Presidentially-appointed Senator
- Incumbent
- Assumed office 18 August 2026
- President: Emmerson Mnangagwa

Personal details
- Born: 1949 (age 76–77) Ushe, Bikita District

Military service
- Allegiance: ZANLA; Zimbabwe National Army;
- Rank: Major General

= Gibson Mashingaidze =

Gibson Mashingaidze is a Zimbabwean Senator, former army general and head of Zimbabwean sports.

==History==
He was born in Ushe, Bikita District 2 km from Nyika Growth Point in Masvingo province in 1949. He went to Ushe primary school and then to Mashoko Secondary School. He joined the liberation war in the 1970s. He adopted the war name Comrade Tangai (Tangaimaona Povo). He rose through the ranks of ZANLA, a guerrilla movement waging a war against the Ian Smith regime. By the end of the liberation war in 1979 he had risen to become the Political commissar of Manica province (second in command to Gen Paradzai Zimondi who was the provincial commander, known as Comrade Tonderai Nyika at the time).

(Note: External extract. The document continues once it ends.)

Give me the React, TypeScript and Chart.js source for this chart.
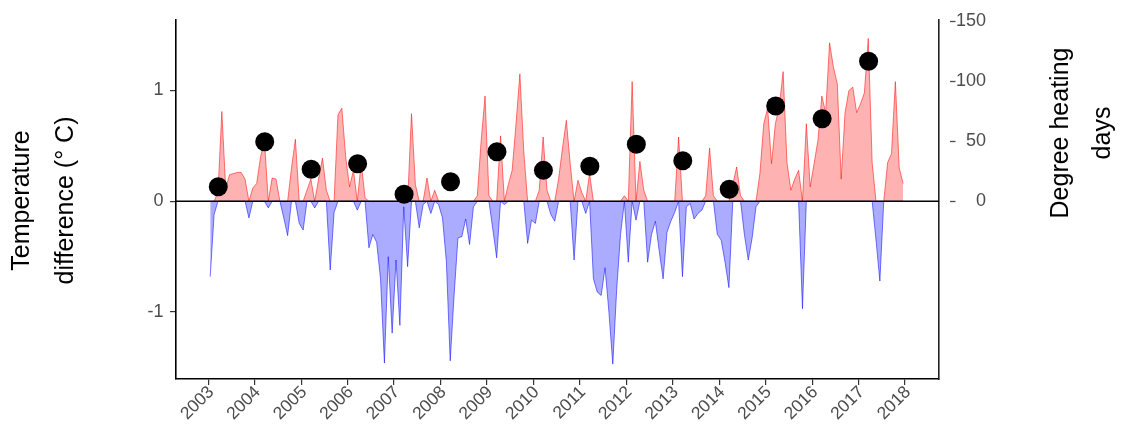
import React, { useEffect, useRef } from "react";
import { Chart, registerables } from "chart.js";

Chart.register(...registerables);

// Monthly temperature difference (°C), Jan 2003 .. Dec 2017
const startYear = 2003;
const tempDiff: number[] = [
  -0.68, -0.12, 0.08, 0.81, 0.12, 0.24, 0.25, 0.26, 0.26, 0.2, -0.15, 0.12,
  0.16, 0.4, 0.55, -0.06, 0.21, 0.2, 0.0, -0.15, -0.31, 0.3, 0.56, -0.2,
  -0.26, 0.1, 0.2, -0.06, 0.2, 0.39, 0.1, -0.62, -0.1, 0.78, 0.84, 0.4,
  0.13, 0.28, -0.08, 0.35, 0.03, -0.42, -0.3, -0.37, -0.7, -1.46, -0.5, -1.19,
  -0.53, -1.12, -0.05, -0.59, 0.79, 0.15, -0.24, -0.03, 0.21, -0.11, 0.1, -0.03,
  -0.15, -0.54, -1.44, -0.85, -0.33, -0.32, -0.16, -0.39, -0.05, 0.05, 0.55, 0.95,
  0.05, -0.25, -0.51, 0.59, -0.03, 0.15, 0.28, 0.7, 1.15, 0.45, -0.38, -0.17,
  -0.2, 0.1, 0.58, 0.1, -0.12, -0.18, 0.2, 0.48, 0.73, 0.34, -0.53, 0.19,
  0.08, -0.11, 0.25, -0.7, -0.82, -0.85, -0.6, -1.0, -1.47, -0.8, -0.3, 0.05,
  -0.55, 1.08, -0.17, 0.36, 0.1, -0.55, -0.3, -0.18, -0.45, -0.7, -0.28, -0.18,
  -0.1, 0.58, -0.68, -0.05, -0.02, -0.16, -0.11, -0.08, 0.05, 0.48, 0.05, -0.3,
  -0.35, -0.55, -0.78, 0.15, 0.31, 0.05, -0.3, -0.53, -0.33, -0.05, 0.25, 0.7,
  0.84, 0.34, 0.7, 0.85, 1.17, 0.35, 0.1, 0.2, 0.28, -0.97, 0.7, 0.13,
  0.34, 0.55, 0.95, 0.8, 1.43, 1.21, 1.06, 0.2, 0.8, 1.0, 1.03, 0.8,
  0.88, 0.98, 1.47, 0.35, -0.35, -0.72, 0.0, 0.35, 0.43, 1.08, 0.3, 0.16,
];

// Degree heating days, one per year
const dhdYears: number[] = [2003, 2004, 2005, 2006, 2007, 2008, 2009, 2010, 2011, 2012, 2013, 2014, 2015, 2016, 2017];
const dhdValues: number[] = [12.2, 49.7, 26.7, 31.3, 5.8, 16.3, 41.3, 25.8, 29.2, 47.5, 33.8, 10, 79.4, 68.8, 116.7];
const dhdOffset = 0.215; // position within year

const xTicks: number[] = [2003, 2004, 2005, 2006, 2007, 2008, 2009, 2010, 2011, 2012, 2013, 2014, 2015, 2016, 2017, 2018];
const leftTicks: number[] = [-1, 0, 1];
const rightTicks: number[] = [0, 50, 100, 150];

const X_MIN = 2002.305;
const X_MAX = 2018.731;
const Y_MIN = -1.604;
const Y_MAX = 1.636;
const Y2_MIN = -148.1;
const Y2_MAX = 151.1;

const FONT = '"Liberation Sans", Arial, sans-serif';
const TICK_COLOR = "#4D4D4D";

const monthX = tempDiff.map((_, i) => startYear + (i + 0.5) / 12);

const decorPlugin = {
  id: "decor",
  afterDraw(chart: any) {
    const ctx = chart.ctx as CanvasRenderingContext2D;
    const y2 = chart.scales.y2;
    ctx.save();
    // right axis tick dashes
    ctx.strokeStyle = "#4D4D4D";
    ctx.lineWidth = 1.3;
    rightTicks.forEach((v) => {
      const py = Math.round(y2.getPixelForValue(v)) + 0.5;
      ctx.beginPath();
      ctx.moveTo(950, py);
      ctx.lineTo(955.5, py);
      ctx.stroke();
    });
    // axis titles
    ctx.fillStyle = "#000";
    ctx.font = `25px ${FONT}`;
    ctx.textAlign = "center";
    ctx.textBaseline = "middle";
    const drawRot = (text: string, x: number, y: number) => {
      ctx.save();
      ctx.translate(x, y);
      ctx.rotate(-Math.PI / 2);
      ctx.fillText(text, 0, 0);
      ctx.restore();
    };
    drawRot("Temperature", 22, 200.5);
    drawRot("difference (° C)", 66, 200.5);
    drawRot("Degree heating", 1061.5, 133);
    drawRot("days", 1103, 133);
    ctx.restore();
  },
};

export default function App() {
  const ref = useRef<HTMLCanvasElement | null>(null);

  useEffect(() => {
    if (!ref.current) return;
    const pos = tempDiff.map((v, i) => ({ x: monthX[i], y: Math.max(v, 0) }));
    const neg = tempDiff.map((v, i) => ({ x: monthX[i], y: Math.min(v, 0) }));
    const dots = dhdYears.map((yr, i) => ({ x: yr + dhdOffset, y: dhdValues[i] }));

    const chart = new Chart(ref.current, {
      type: "line",
      data: {
        datasets: [
          {
            label: "DHD",
            data: dots,
            yAxisID: "y2",
            showLine: false,
            pointRadius: 9.5,
            pointBackgroundColor: "#000",
            pointBorderWidth: 0,
            borderColor: "#000",
            order: 0,
          } as any,
          {
            label: "zero",
            data: [
              { x: X_MIN, y: 0 },
              { x: X_MAX, y: 0 },
            ],
            yAxisID: "y",
            borderColor: "#000",
            borderWidth: 1.6,
            pointRadius: 0,
            fill: false,
            order: 1,
          },
          {
            label: "neg",
            data: neg,
            yAxisID: "y",
            borderColor: "rgba(0,0,255,0.75)",
            borderWidth: 0.7,
            backgroundColor: "rgba(0,0,255,0.33)",
            fill: "origin",
            pointRadius: 0,
            tension: 0,
            order: 2,
          },
          {
            label: "pos",
            data: pos,
            yAxisID: "y",
            borderColor: "rgba(255,0,0,0.75)",
            borderWidth: 0.7,
            backgroundColor: "rgba(255,0,0,0.3)",
            fill: "origin",
            pointRadius: 0,
            tension: 0,
            order: 3,
          },
        ],
      },
      options: {
        animation: false,
        responsive: false,
        devicePixelRatio: 1,
        layout: { padding: { top: 20, left: 0, right: 135, bottom: 0 } },
        plugins: { legend: { display: false }, tooltip: { enabled: false } },
        scales: {
          x: {
            type: "linear",
            min: X_MIN,
            max: X_MAX,
            afterBuildTicks: (s: any) => {
              s.ticks = xTicks.map((v) => ({ value: v }));
            },
            afterFit: (s: any) => {
              s.height = 55;
            },
            border: { display: true, color: "#000", width: 1.6 },
            grid: { drawOnChartArea: false, drawTicks: true, tickLength: 6, color: "#333", lineWidth: 1.2 },
            ticks: {
              autoSkip: false,
              maxRotation: 45,
              minRotation: 45,
              padding: -3,
              labelOffset: 3,
              color: TICK_COLOR,
              font: { family: FONT, size: 17.5 },
              callback: (v: any) => String(v),
            },
          },
          y: {
            type: "linear",
            position: "left",
            min: Y_MIN,
            max: Y_MAX,
            afterBuildTicks: (s: any) => {
              s.ticks = leftTicks.map((v) => ({ value: v }));
            },
            afterFit: (s: any) => {
              s.width = 176;
            },
            border: { display: true, color: "#000", width: 1.6 },
            grid: { drawOnChartArea: false, drawTicks: true, tickLength: 6, color: "#333", lineWidth: 1.2 },
            ticks: {
              padding: 6.5,
              color: TICK_COLOR,
              font: { family: FONT, size: 18 },
              callback: (v: any) => String(v),
            },
          },
          y2: {
            type: "linear",
            position: "right",
            min: Y2_MIN,
            max: Y2_MAX,
            afterBuildTicks: (s: any) => {
              s.ticks = rightTicks.map((v) => ({ value: v }));
            },
            afterFit: (s: any) => {
              s.width = 47;
            },
            border: { display: true, color: "#222", width: 1.6 },
            grid: { drawOnChartArea: false, drawTicks: false },
            ticks: {
              crossAlign: "far",
              padding: 0,
              color: TICK_COLOR,
              font: { family: FONT, size: 18 },
              callback: (v: any) => String(v),
            },
          },
        },
      },
      plugins: [decorPlugin],
    });
    return () => chart.destroy();
  }, []);

  return (
    <div style={{ position: "fixed", left: 0, top: 0, width: 1121, height: 434, background: "#fff" }}>
      <canvas ref={ref} width={1121} height={434} style={{ display: "block", width: 1121, height: 434 }} />
    </div>
  );
}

In 1981 he enrolled in the regular Zimbabwe National Army as a colonel alongside the likes of Chief Air Marshal Perrance Shiri, Air Marshal Henry Muchena, Lt Gen Edzai Chimonyo, Agripa Mutambara (subsequently Zimbabwe's ambassador to Mozambique), Philip Sibanda (Commander of the Zimbabwe Defence Forces) and Paradzai Zimondi (subsequently head of prisons and correction services). He worked in various capacities in the Zimbabwe National Army, including as commander of 4. Brigade in Masvingo province.

In 1996 he was involved in a controversial issue when he lambasted the government for neglecting a war veteran called Comrade Musa Mpofu who had died a pauper despite having been a celebrated guerrilla fighter during the liberation war. It is believed that Mashingaidze was reprimanded by the authorities for his criticism.

He participated in the 27 June 2008 presidential campaign together with Maj Gen Engelbert Rugeje, heading the Masvingo province campaign team. He was put on sanction lists which prevented certain named ZANU-PF personalities from visiting the USA and the European Union.

He was given a farm in Chiredzi under the land reform program. He has retired as a soldier and is now a farmer. He has been appointed to several boards, including The Sports Commission and Zimbabwe Broadcasting Holdings Board.